→ WRITTEN REQUEST
Copy out the data exactly, leaving the pictures behind.

→ GIVEN MATERIAL
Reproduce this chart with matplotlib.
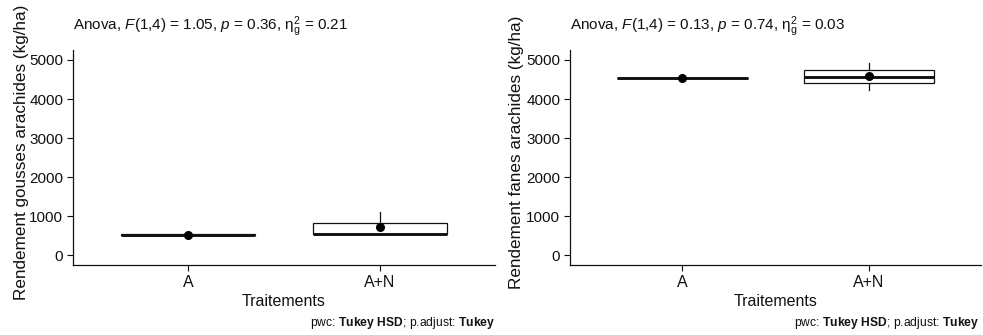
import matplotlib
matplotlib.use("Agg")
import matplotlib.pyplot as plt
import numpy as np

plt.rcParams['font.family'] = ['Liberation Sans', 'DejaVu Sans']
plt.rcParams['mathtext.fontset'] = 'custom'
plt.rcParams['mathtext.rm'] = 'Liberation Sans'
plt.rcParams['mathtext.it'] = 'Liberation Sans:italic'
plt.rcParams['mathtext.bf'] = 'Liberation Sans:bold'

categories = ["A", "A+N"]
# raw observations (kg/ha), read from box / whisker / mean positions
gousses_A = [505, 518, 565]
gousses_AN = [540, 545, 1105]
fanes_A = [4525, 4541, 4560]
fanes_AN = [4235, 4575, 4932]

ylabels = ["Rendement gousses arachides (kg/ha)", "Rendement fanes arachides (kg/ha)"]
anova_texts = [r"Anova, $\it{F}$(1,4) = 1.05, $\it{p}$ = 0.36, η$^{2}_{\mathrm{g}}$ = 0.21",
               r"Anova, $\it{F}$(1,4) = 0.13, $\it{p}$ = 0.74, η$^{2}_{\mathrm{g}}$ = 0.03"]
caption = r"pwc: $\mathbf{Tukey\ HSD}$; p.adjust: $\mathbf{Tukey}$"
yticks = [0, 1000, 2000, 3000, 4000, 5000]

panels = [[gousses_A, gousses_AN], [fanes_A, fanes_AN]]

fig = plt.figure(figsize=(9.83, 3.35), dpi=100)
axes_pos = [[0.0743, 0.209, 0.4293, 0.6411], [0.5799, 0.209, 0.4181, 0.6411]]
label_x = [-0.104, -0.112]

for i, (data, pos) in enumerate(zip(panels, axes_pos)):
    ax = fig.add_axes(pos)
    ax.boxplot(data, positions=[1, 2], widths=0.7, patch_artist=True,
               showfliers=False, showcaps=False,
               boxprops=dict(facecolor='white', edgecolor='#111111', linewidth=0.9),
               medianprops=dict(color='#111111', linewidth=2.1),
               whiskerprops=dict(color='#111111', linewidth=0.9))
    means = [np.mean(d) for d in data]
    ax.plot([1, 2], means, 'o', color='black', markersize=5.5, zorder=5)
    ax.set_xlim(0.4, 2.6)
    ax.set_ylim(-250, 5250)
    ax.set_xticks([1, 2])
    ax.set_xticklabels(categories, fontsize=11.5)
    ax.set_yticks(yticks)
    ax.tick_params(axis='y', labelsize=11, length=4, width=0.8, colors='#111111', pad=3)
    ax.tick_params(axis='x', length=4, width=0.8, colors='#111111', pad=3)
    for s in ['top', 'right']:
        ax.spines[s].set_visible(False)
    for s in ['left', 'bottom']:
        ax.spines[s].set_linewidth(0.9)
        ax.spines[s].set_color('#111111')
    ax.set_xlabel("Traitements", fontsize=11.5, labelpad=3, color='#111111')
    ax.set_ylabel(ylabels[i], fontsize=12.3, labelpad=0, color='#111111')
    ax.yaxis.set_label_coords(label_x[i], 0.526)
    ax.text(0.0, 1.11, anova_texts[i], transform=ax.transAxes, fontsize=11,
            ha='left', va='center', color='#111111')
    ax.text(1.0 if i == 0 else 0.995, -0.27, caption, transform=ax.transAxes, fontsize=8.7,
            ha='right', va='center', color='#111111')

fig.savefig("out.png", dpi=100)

→ EXERCISE SOLUTION
Reproduce this chart with matplotlib.
import matplotlib
matplotlib.use("Agg")
import matplotlib.pyplot as plt
import numpy as np

plt.rcParams['font.family'] = ['Liberation Sans', 'DejaVu Sans']
plt.rcParams['mathtext.fontset'] = 'custom'
plt.rcParams['mathtext.rm'] = 'Liberation Sans'
plt.rcParams['mathtext.it'] = 'Liberation Sans:italic'
plt.rcParams['mathtext.bf'] = 'Liberation Sans:bold'

categories = ["A", "A+N"]
# raw observations (kg/ha), read from box / whisker / mean positions
gousses_A = [505, 518, 565]
gousses_AN = [540, 545, 1105]
fanes_A = [4525, 4541, 4560]
fanes_AN = [4235, 4575, 4932]

ylabels = ["Rendement gousses arachides (kg/ha)", "Rendement fanes arachides (kg/ha)"]
anova_texts = [r"Anova, $\it{F}$(1,4) = 1.05, $\it{p}$ = 0.36, η$^{2}_{\mathrm{g}}$ = 0.21",
               r"Anova, $\it{F}$(1,4) = 0.13, $\it{p}$ = 0.74, η$^{2}_{\mathrm{g}}$ = 0.03"]
caption = r"pwc: $\mathbf{Tukey\ HSD}$; p.adjust: $\mathbf{Tukey}$"
yticks = [0, 1000, 2000, 3000, 4000, 5000]

panels = [[gousses_A, gousses_AN], [fanes_A, fanes_AN]]

fig = plt.figure(figsize=(9.83, 3.35), dpi=100)
axes_pos = [[0.0743, 0.209, 0.4293, 0.6411], [0.5799, 0.209, 0.4181, 0.6411]]
label_x = [-0.104, -0.112]

for i, (data, pos) in enumerate(zip(panels, axes_pos)):
    ax = fig.add_axes(pos)
    ax.boxplot(data, positions=[1, 2], widths=0.7, patch_artist=True,
               showfliers=False, showcaps=False,
               boxprops=dict(facecolor='white', edgecolor='#111111', linewidth=0.9),
               medianprops=dict(color='#111111', linewidth=2.1),
               whiskerprops=dict(color='#111111', linewidth=0.9))
    means = [np.mean(d) for d in data]
    ax.plot([1, 2], means, 'o', color='black', markersize=5.5, zorder=5)
    ax.set_xlim(0.4, 2.6)
    ax.set_ylim(-250, 5250)
    ax.set_xticks([1, 2])
    ax.set_xticklabels(categories, fontsize=11.5)
    ax.set_yticks(yticks)
    ax.tick_params(axis='y', labelsize=11, length=4, width=0.8, colors='#111111', pad=3)
    ax.tick_params(axis='x', length=4, width=0.8, colors='#111111', pad=3)
    for s in ['top', 'right']:
        ax.spines[s].set_visible(False)
    for s in ['left', 'bottom']:
        ax.spines[s].set_linewidth(0.9)
        ax.spines[s].set_color('#111111')
    ax.set_xlabel("Traitements", fontsize=11.5, labelpad=3, color='#111111')
    ax.set_ylabel(ylabels[i], fontsize=12.3, labelpad=0, color='#111111')
    ax.yaxis.set_label_coords(label_x[i], 0.526)
    ax.text(0.0, 1.11, anova_texts[i], transform=ax.transAxes, fontsize=11,
            ha='left', va='center', color='#111111')
    ax.text(1.0 if i == 0 else 0.995, -0.27, caption, transform=ax.transAxes, fontsize=8.7,
            ha='right', va='center', color='#111111')

fig.savefig("out.png", dpi=100)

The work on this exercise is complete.